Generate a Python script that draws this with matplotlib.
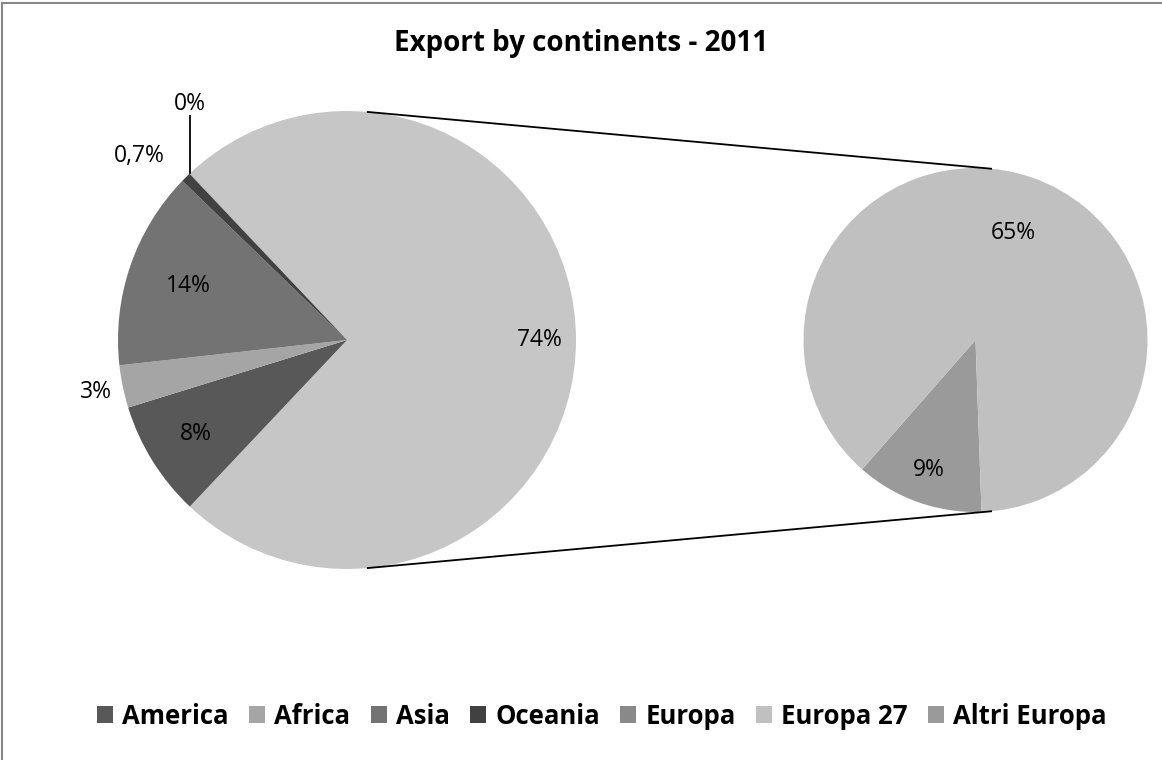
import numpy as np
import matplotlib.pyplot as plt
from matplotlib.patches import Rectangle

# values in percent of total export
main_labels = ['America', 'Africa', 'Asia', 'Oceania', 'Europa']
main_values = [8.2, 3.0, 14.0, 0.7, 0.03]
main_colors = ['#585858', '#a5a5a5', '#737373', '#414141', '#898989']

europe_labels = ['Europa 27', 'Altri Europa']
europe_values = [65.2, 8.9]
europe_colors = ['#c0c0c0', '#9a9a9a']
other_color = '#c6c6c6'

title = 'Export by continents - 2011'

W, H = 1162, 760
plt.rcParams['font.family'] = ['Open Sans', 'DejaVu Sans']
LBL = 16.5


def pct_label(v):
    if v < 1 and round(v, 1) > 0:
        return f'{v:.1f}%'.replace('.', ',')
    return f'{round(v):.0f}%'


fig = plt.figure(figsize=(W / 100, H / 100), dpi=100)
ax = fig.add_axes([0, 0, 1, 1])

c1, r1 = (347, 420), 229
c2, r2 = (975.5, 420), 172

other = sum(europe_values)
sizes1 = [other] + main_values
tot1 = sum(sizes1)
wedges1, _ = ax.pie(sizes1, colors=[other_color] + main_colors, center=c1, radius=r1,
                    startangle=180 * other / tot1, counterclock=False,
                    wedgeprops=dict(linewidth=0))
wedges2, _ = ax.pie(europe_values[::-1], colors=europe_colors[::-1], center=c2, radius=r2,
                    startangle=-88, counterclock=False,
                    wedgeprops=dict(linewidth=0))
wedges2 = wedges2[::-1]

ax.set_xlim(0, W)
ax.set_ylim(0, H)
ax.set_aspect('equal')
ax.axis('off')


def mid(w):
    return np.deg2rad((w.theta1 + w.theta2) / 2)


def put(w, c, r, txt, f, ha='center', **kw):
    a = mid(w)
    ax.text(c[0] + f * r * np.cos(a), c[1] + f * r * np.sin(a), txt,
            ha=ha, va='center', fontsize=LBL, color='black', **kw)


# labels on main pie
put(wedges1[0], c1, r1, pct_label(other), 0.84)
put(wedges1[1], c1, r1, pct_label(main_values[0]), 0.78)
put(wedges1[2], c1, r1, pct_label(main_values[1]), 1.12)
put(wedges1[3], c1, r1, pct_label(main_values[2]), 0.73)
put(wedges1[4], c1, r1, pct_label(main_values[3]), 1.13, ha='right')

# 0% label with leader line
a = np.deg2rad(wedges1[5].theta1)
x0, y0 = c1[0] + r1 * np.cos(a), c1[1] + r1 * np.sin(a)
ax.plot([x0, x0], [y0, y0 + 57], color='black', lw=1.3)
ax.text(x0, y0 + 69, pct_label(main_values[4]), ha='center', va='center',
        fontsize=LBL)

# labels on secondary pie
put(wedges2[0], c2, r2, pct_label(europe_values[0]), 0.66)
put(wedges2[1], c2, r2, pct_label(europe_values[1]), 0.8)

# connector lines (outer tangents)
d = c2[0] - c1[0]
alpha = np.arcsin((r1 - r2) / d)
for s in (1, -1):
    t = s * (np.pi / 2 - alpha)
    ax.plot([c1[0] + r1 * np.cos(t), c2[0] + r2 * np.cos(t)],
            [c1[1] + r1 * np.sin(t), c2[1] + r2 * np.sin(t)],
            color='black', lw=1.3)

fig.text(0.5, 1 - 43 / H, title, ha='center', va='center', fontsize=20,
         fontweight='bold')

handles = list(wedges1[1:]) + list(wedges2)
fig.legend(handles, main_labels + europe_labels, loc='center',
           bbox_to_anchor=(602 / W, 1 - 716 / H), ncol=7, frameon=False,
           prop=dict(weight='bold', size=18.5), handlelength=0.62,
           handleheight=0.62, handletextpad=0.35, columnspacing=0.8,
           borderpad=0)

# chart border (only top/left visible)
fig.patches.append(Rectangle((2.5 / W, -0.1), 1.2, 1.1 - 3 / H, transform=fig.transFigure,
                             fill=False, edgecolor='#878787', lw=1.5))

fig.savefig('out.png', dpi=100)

• _Job_
Leave the pictures out and copy the rest of the data exactly.

• _Written answer_
Generate a Python script that draws this with matplotlib.
import numpy as np
import matplotlib.pyplot as plt
from matplotlib.patches import Rectangle

# values in percent of total export
main_labels = ['America', 'Africa', 'Asia', 'Oceania', 'Europa']
main_values = [8.2, 3.0, 14.0, 0.7, 0.03]
main_colors = ['#585858', '#a5a5a5', '#737373', '#414141', '#898989']

europe_labels = ['Europa 27', 'Altri Europa']
europe_values = [65.2, 8.9]
europe_colors = ['#c0c0c0', '#9a9a9a']
other_color = '#c6c6c6'

title = 'Export by continents - 2011'

W, H = 1162, 760
plt.rcParams['font.family'] = ['Open Sans', 'DejaVu Sans']
LBL = 16.5


def pct_label(v):
    if v < 1 and round(v, 1) > 0:
        return f'{v:.1f}%'.replace('.', ',')
    return f'{round(v):.0f}%'


fig = plt.figure(figsize=(W / 100, H / 100), dpi=100)
ax = fig.add_axes([0, 0, 1, 1])

c1, r1 = (347, 420), 229
c2, r2 = (975.5, 420), 172

other = sum(europe_values)
sizes1 = [other] + main_values
tot1 = sum(sizes1)
wedges1, _ = ax.pie(sizes1, colors=[other_color] + main_colors, center=c1, radius=r1,
                    startangle=180 * other / tot1, counterclock=False,
                    wedgeprops=dict(linewidth=0))
wedges2, _ = ax.pie(europe_values[::-1], colors=europe_colors[::-1], center=c2, radius=r2,
                    startangle=-88, counterclock=False,
                    wedgeprops=dict(linewidth=0))
wedges2 = wedges2[::-1]

ax.set_xlim(0, W)
ax.set_ylim(0, H)
ax.set_aspect('equal')
ax.axis('off')


def mid(w):
    return np.deg2rad((w.theta1 + w.theta2) / 2)


def put(w, c, r, txt, f, ha='center', **kw):
    a = mid(w)
    ax.text(c[0] + f * r * np.cos(a), c[1] + f * r * np.sin(a), txt,
            ha=ha, va='center', fontsize=LBL, color='black', **kw)


# labels on main pie
put(wedges1[0], c1, r1, pct_label(other), 0.84)
put(wedges1[1], c1, r1, pct_label(main_values[0]), 0.78)
put(wedges1[2], c1, r1, pct_label(main_values[1]), 1.12)
put(wedges1[3], c1, r1, pct_label(main_values[2]), 0.73)
put(wedges1[4], c1, r1, pct_label(main_values[3]), 1.13, ha='right')

# 0% label with leader line
a = np.deg2rad(wedges1[5].theta1)
x0, y0 = c1[0] + r1 * np.cos(a), c1[1] + r1 * np.sin(a)
ax.plot([x0, x0], [y0, y0 + 57], color='black', lw=1.3)
ax.text(x0, y0 + 69, pct_label(main_values[4]), ha='center', va='center',
        fontsize=LBL)

# labels on secondary pie
put(wedges2[0], c2, r2, pct_label(europe_values[0]), 0.66)
put(wedges2[1], c2, r2, pct_label(europe_values[1]), 0.8)

# connector lines (outer tangents)
d = c2[0] - c1[0]
alpha = np.arcsin((r1 - r2) / d)
for s in (1, -1):
    t = s * (np.pi / 2 - alpha)
    ax.plot([c1[0] + r1 * np.cos(t), c2[0] + r2 * np.cos(t)],
            [c1[1] + r1 * np.sin(t), c2[1] + r2 * np.sin(t)],
            color='black', lw=1.3)

fig.text(0.5, 1 - 43 / H, title, ha='center', va='center', fontsize=20,
         fontweight='bold')

handles = list(wedges1[1:]) + list(wedges2)
fig.legend(handles, main_labels + europe_labels, loc='center',
           bbox_to_anchor=(602 / W, 1 - 716 / H), ncol=7, frameon=False,
           prop=dict(weight='bold', size=18.5), handlelength=0.62,
           handleheight=0.62, handletextpad=0.35, columnspacing=0.8,
           borderpad=0)

# chart border (only top/left visible)
fig.patches.append(Rectangle((2.5 / W, -0.1), 1.2, 1.1 - 3 / H, transform=fig.transFigure,
                             fill=False, edgecolor='#878787', lw=1.5))

fig.savefig('out.png', dpi=100)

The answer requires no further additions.